Nous avons déjà abordé la censure directe opérée par des acteurs politiques, par exemple l’Etat. Mais sous des régimes politiques plus libéraux, comment s’opère-t-elle ? Une entité de média est sujette aux personnes et aux représentations qui la composent. Cela s’observe à travers le vocabulaire utilisé par les journalistes. C’est alors un filtrage plus insidieux qui s’opère. Il est déterminé par le tri et la hiérarchisation de l’information ainsi que dans la sélection des journalistes et des cadres de ces entreprises conformément aux exigences du média en question. Bourdieu fait le lien entre la sécurité de l’emploi dans les domaines de la radio et télévision et la censure en disant que le manque de sécurité de l’emploi dans ces domaines pousse les acteurs vers une conformité politique de peur de perdre son travail. Ce qui provoque une forme d’autocensure dont une des conséquences est l’effritement, de la confiance dans les médias dit « traditionnels ». Cet effritement est de surcroit exacerbé par le rôle croissant des réseaux sociaux qui transmettent une information souvent brute et pas toujours travaillée. La structure dans l’organisation joue donc un rôle crucial. Dans le cas des médias liés à l’Etat, plus celui-ci est démocratique, plus la gouvernance des services publics sera exigeante. En Suisse, il existe une capacité populaire de contrôle de l’Etat et donc directement ou indirectement du service public qui y est associé. On le voit avec l’initiative populaire « no Billag » qui menace de démanteler le service public. Ce moyen de pression peut influencer grandement la qualité du contenu présenté. En effet, les destinataires du contenu média peuvent exprimer de manière forte leur satisfaction ou leur insatisfaction en agissant sur des aspects vitaux au fonctionnement du média tel le budget ou la suppression pur et simple du service. Ce contrôle ne serait plus possible ou se verrait drastiquement réduit dans une scène médiatique contrôlée par des acteurs privés.

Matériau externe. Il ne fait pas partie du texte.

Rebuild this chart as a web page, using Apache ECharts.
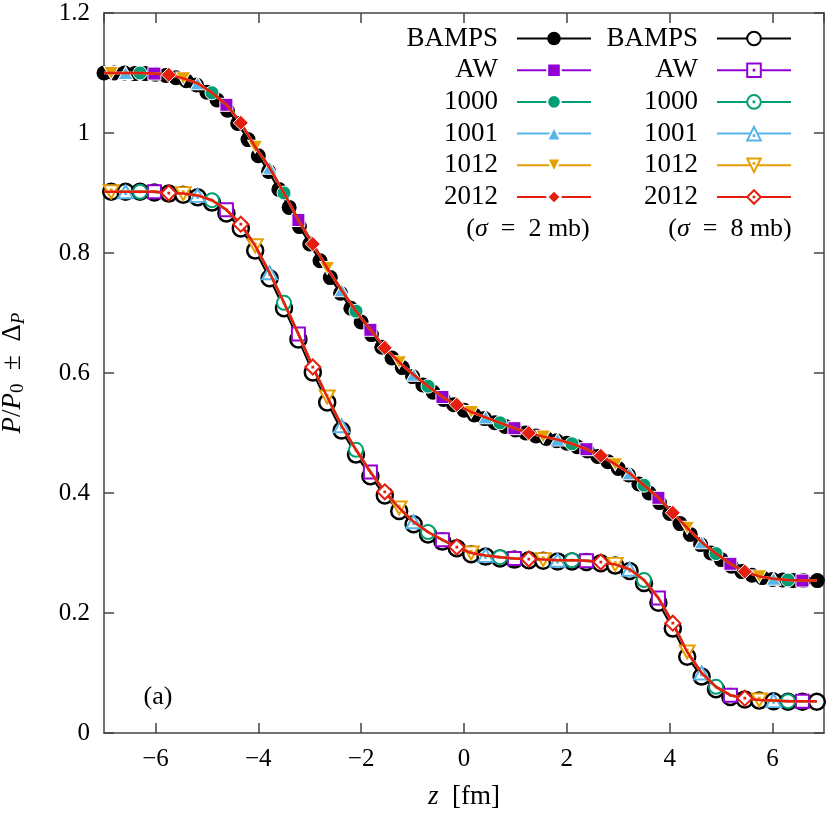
<!DOCTYPE html>
<html>
<head>
<meta charset="utf-8">
<script src="https://cdn.jsdelivr.net/npm/echarts@6/dist/echarts.min.js"></script>
<style>
  html, body { margin: 0; padding: 0; background: #fff; }
  #chart { width: 830px; height: 814px; }
</style>
</head>
<body>
<div id="chart"></div>
<script>
// z grid of the model curves (fm)
const zModel = [-7.0,
  -6.86, -6.58, -6.30, -6.02, -5.74, -5.46, -5.18, -4.90, -4.62, -4.34,
  -4.06, -3.78, -3.50, -3.22, -2.94, -2.66, -2.38, -2.10, -1.82, -1.54,
  -1.26, -0.98, -0.70, -0.42, -0.14, 0.14, 0.42, 0.70, 0.98, 1.26,
  1.54, 1.82, 2.10, 2.38, 2.66, 2.94, 3.22, 3.50, 3.78, 4.06,
  4.34, 4.62, 4.90, 5.18, 5.46, 5.74, 6.02, 6.30, 6.58, 6.86];

// sigma = 2 mb, model curve (all models lie on top of each other)
const upperModel = [1.100,
  1.100, 1.100, 1.100, 1.099, 1.097, 1.091, 1.083, 1.067, 1.047, 1.017,
  0.977, 0.942, 0.900, 0.855, 0.815, 0.775, 0.738, 0.703, 0.672, 0.642,
  0.618, 0.597, 0.578, 0.560, 0.547, 0.535, 0.526, 0.517, 0.508, 0.500,
  0.494, 0.489, 0.482, 0.473, 0.462, 0.448, 0.433, 0.413, 0.392, 0.367,
  0.342, 0.318, 0.299, 0.282, 0.269, 0.261, 0.257, 0.255, 0.254, 0.254];

// sigma = 8 mb, model curve
const lowerModel = [0.902,
  0.902, 0.902, 0.902, 0.902, 0.900, 0.899, 0.896, 0.888, 0.872, 0.848,
  0.812, 0.767, 0.717, 0.665, 0.610, 0.560, 0.512, 0.472, 0.435, 0.402,
  0.375, 0.352, 0.335, 0.322, 0.310, 0.300, 0.296, 0.293, 0.291, 0.290,
  0.289, 0.288, 0.288, 0.287, 0.285, 0.281, 0.273, 0.255, 0.225, 0.183,
  0.135, 0.100, 0.077, 0.063, 0.058, 0.055, 0.054, 0.053, 0.053, 0.053];

// BAMPS sigma = 2 mb
const zBampsUp = [-7.0, -6.8, -6.6, -6.4, -6.2, -6.0, -5.8, -5.6, -5.4, -5.2,
  -5.0, -4.8, -4.6, -4.4, -4.2, -4.0, -3.8, -3.6, -3.4, -3.2,
  -3.0, -2.8, -2.6, -2.4, -2.2, -2.0, -1.8, -1.6, -1.4, -1.2,
  -1.0, -0.8, -0.6, -0.4, -0.2, 0.0, 0.2, 0.4, 0.6, 0.8,
  1.0, 1.2, 1.4, 1.6, 1.8, 2.0, 2.2, 2.4, 2.6, 2.8,
  3.0, 3.2, 3.4, 3.6, 3.8, 4.0, 4.2, 4.4, 4.6, 4.8,
  5.0, 5.2, 5.4, 5.6, 5.8, 6.0, 6.2, 6.4, 6.6, 6.87];
const bampsUp = [1.100, 1.100, 1.100, 1.099, 1.099, 1.098, 1.096, 1.092, 1.087, 1.080,
  1.068, 1.055, 1.038, 1.016, 0.989, 0.962, 0.936, 0.906, 0.876, 0.844,
  0.815, 0.787, 0.759, 0.733, 0.708, 0.685, 0.664, 0.643, 0.625, 0.609,
  0.594, 0.580, 0.568, 0.556, 0.547, 0.538, 0.530, 0.524, 0.517, 0.511,
  0.505, 0.500, 0.495, 0.491, 0.487, 0.483, 0.477, 0.470, 0.461, 0.452,
  0.441, 0.430, 0.415, 0.400, 0.384, 0.366, 0.349, 0.331, 0.314, 0.300,
  0.289, 0.278, 0.269, 0.263, 0.259, 0.256, 0.255, 0.254, 0.254, 0.254];

// BAMPS sigma = 8 mb (on the model grid, without the first point)
const bampsLow = [0.902, 0.902, 0.902, 0.901, 0.899, 0.897, 0.893, 0.884, 0.866, 0.841,
  0.804, 0.758, 0.708, 0.656, 0.601, 0.551, 0.504, 0.464, 0.428, 0.396,
  0.370, 0.348, 0.331, 0.319, 0.308, 0.298, 0.294, 0.291, 0.289, 0.288,
  0.287, 0.286, 0.286, 0.285, 0.283, 0.279, 0.270, 0.250, 0.217, 0.174,
  0.127, 0.094, 0.073, 0.060, 0.056, 0.054, 0.053, 0.052, 0.052, 0.052];

const modelNames = ['AW', '1000', '1001', '1012', '2012'];
const modelColors = ['#9400d3', '#009e73', '#56b4e9', '#e69f00', '#e51e10'];
const markerPhase = [3, 2, 1, 0, 4]; // which grid point carries the marker

const FONT = 'Liberation Serif';

// filled markers (sigma = 2 mb)
const filledSymbols = [
  { symbol: 'rect', size: 13 },
  { symbol: 'circle', size: 14 },
  { symbol: 'triangle', size: [15, 13] },
  { symbol: 'path://M0,0 L20,0 L10,17 Z', size: [15, 13] },
  { symbol: 'diamond', size: [15, 15] }
];
// open markers with a dot in the middle (sigma = 8 mb)
const openSymbols = [
  { symbol: 'path://M0,0 L20,0 L20,20 L0,20 Z M9.5,9.5 L10.5,9.5 L10.5,10.5 L9.5,10.5 Z', size: 13 },
  { symbol: 'path://M10,0 A10,10 0 1,1 10,20 A10,10 0 1,1 10,0 Z M9.5,9.5 L10.5,9.5 L10.5,10.5 L9.5,10.5 Z', size: 14 },
  { symbol: 'path://M10,0 L20,17 L0,17 Z M9.5,10.5 L10.5,10.5 L10.5,11.5 L9.5,11.5 Z', size: [15, 13] },
  { symbol: 'path://M0,0 L20,0 L10,17 Z M9.5,5.5 L10.5,5.5 L10.5,6.5 L9.5,6.5 Z', size: [15, 13] },
  { symbol: 'path://M10,0 L20,10 L10,20 L0,10 Z M9.5,9.5 L10.5,9.5 L10.5,10.5 L9.5,10.5 Z', size: [15, 15] }
];

function modelData(vals, phase) {
  return zModel.map(function (z, i) {
    if (i >= 1 && i < zModel.length - 1 && (i - 1) % 5 === phase) return { value: [z, vals[i]] };
    return { value: [z, vals[i]], symbol: 'none' };
  });
}

const series = [];
// sigma = 2 mb
series.push({
  name: 'BAMPS|2', type: 'line', z: 2,
  data: zBampsUp.map(function (z, i) { return [z, bampsUp[i]]; }),
  symbol: 'circle', symbolSize: 15,
  itemStyle: { color: '#000' },
  lineStyle: { color: '#000', width: 2 }
});
modelNames.forEach(function (n, k) {
  series.push({
    name: n + '|2', type: 'line', z: 3 + k,
    data: modelData(upperModel, markerPhase[k]),
    symbol: filledSymbols[k].symbol, symbolSize: filledSymbols[k].size,
    itemStyle: { color: modelColors[k], borderColor: '#fff', borderWidth: 1 },
    lineStyle: { color: modelColors[k], width: 2.5 }
  });
});
// sigma = 8 mb
series.push({
  name: 'BAMPS|8', type: 'line', z: 2,
  data: zModel.slice(1).map(function (z, i) { return [z, bampsLow[i]]; }),
  symbol: 'circle', symbolSize: 16,
  itemStyle: { color: '#fff', borderColor: '#000', borderWidth: 2.5 },
  lineStyle: { color: '#000', width: 2 }
});
modelNames.forEach(function (n, k) {
  series.push({
    name: n + '|8', type: 'line', z: 3 + k,
    data: modelData(lowerModel, markerPhase[k]),
    symbol: openSymbols[k].symbol, symbolSize: openSymbols[k].size,
    itemStyle: { color: '#fff', borderColor: modelColors[k], borderWidth: 2 },
    lineStyle: { color: modelColors[k], width: 2.5 }
  });
});

function legendFor(tag, right) {
  return {
    orient: 'vertical', align: 'right', right: right, top: 25, padding: 0,
    itemWidth: 74, itemHeight: 17, itemGap: 4.7, selectedMode: false,
    data: ['BAMPS'].concat(modelNames).map(function (n) { return n + '|' + tag; }),
    formatter: function (name) { return name.split('|')[0]; },
    textStyle: { fontFamily: FONT, fontSize: 27, color: '#000', padding: [0, 14, 0, 0] }
  };
}

const axisCommon = {
  axisLine: { show: true, onZero: false, lineStyle: { color: '#444', width: 1.5 } },
  axisTick: { show: true, inside: true, length: 10, lineStyle: { color: '#444', width: 1.5 } },
  splitLine: { show: false }
};
const minus = function (v) { return v < 0 ? '\u2212' + Math.abs(v) : String(v); };
const italic = { fontFamily: FONT, fontSize: 27, fontStyle: 'italic' };

const chart = echarts.init(document.getElementById('chart'));
chart.setOption({
  animation: false,
  backgroundColor: '#fff',
  grid: { left: 104, right: 6, top: 13, bottom: 81, outerBoundsMode: 'none', containLabel: false },
  xAxis: [
    Object.assign({
      type: 'value', position: 'bottom', min: -7, max: 7, splitNumber: 7,
      name: '{i|z}  [fm]', nameLocation: 'middle', nameGap: 50,
      nameTextStyle: { fontFamily: FONT, fontSize: 27, color: '#000', rich: { i: italic } },
      axisLabel: { fontFamily: FONT, fontSize: 25, color: '#000', margin: 14,
        showMinLabel: false, showMaxLabel: false, formatter: minus }
    }, axisCommon),
    Object.assign({
      type: 'value', position: 'top', min: -7, max: 7, splitNumber: 7,
      axisLabel: { show: false }
    }, axisCommon)
  ],
  yAxis: [
    Object.assign({
      type: 'value', position: 'left', min: 0, max: 1.2, interval: 0.2,
      name: '{i|P}/{i|P}{s|0}  ±  Δ{si|P}', nameLocation: 'middle', nameGap: 76, nameRotate: 90,
      nameTextStyle: { fontFamily: FONT, fontSize: 27, color: '#000',
        rich: {
          i: italic,
          s: { fontFamily: FONT, fontSize: 19, padding: [12, 0, 0, 0] },
          si: { fontFamily: FONT, fontSize: 19, fontStyle: 'italic', padding: [12, 0, 0, 0] }
        } },
      axisLabel: { fontFamily: FONT, fontSize: 25, color: '#000', margin: 14 }
    }, axisCommon),
    Object.assign({
      type: 'value', position: 'right', min: 0, max: 1.2, interval: 0.2,
      axisLabel: { show: false }
    }, axisCommon)
  ],
  legend: [legendFor('2', 238), legendFor('8', 38)],
  graphic: [
    { type: 'text', x: 528, y: 229, style: { text: '({i|σ}  =  2 mb)', align: 'center', verticalAlign: 'middle',
      font: '26px ' + FONT, fill: '#000', rich: { i: { fontFamily: FONT, fontSize: 26, fontStyle: 'italic' } } } },
    { type: 'text', x: 730, y: 229, style: { text: '({i|σ}  =  8 mb)', align: 'center', verticalAlign: 'middle',
      font: '26px ' + FONT, fill: '#000', rich: { i: { fontFamily: FONT, fontSize: 26, fontStyle: 'italic' } } } },
    { type: 'text', x: 158, y: 697, style: { text: '(a)', align: 'center', verticalAlign: 'middle',
      font: '26px ' + FONT, fill: '#000' } }
  ],
  series: series
});
</script>
</body>
</html>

L’exercice d’un pouvoir critique par les médias ainsi que des structures plus horizontales dans l’organisation sont donc une nécessité pour assurer la qualité de l’information et donc se porter garants d’une démocratie saine. Le fait que chacun soit capable de produire et de diffuser de l’information par l’intermédiaire des réseaux sociaux apporte un caractère démocratique et empêche l’établissement d’un monopole imposé par l’état, une organisation ou un individu. La qualité ne réside pas seulement dans le nombre de médias et de mediums mais aussi dans leur diversité structurelle.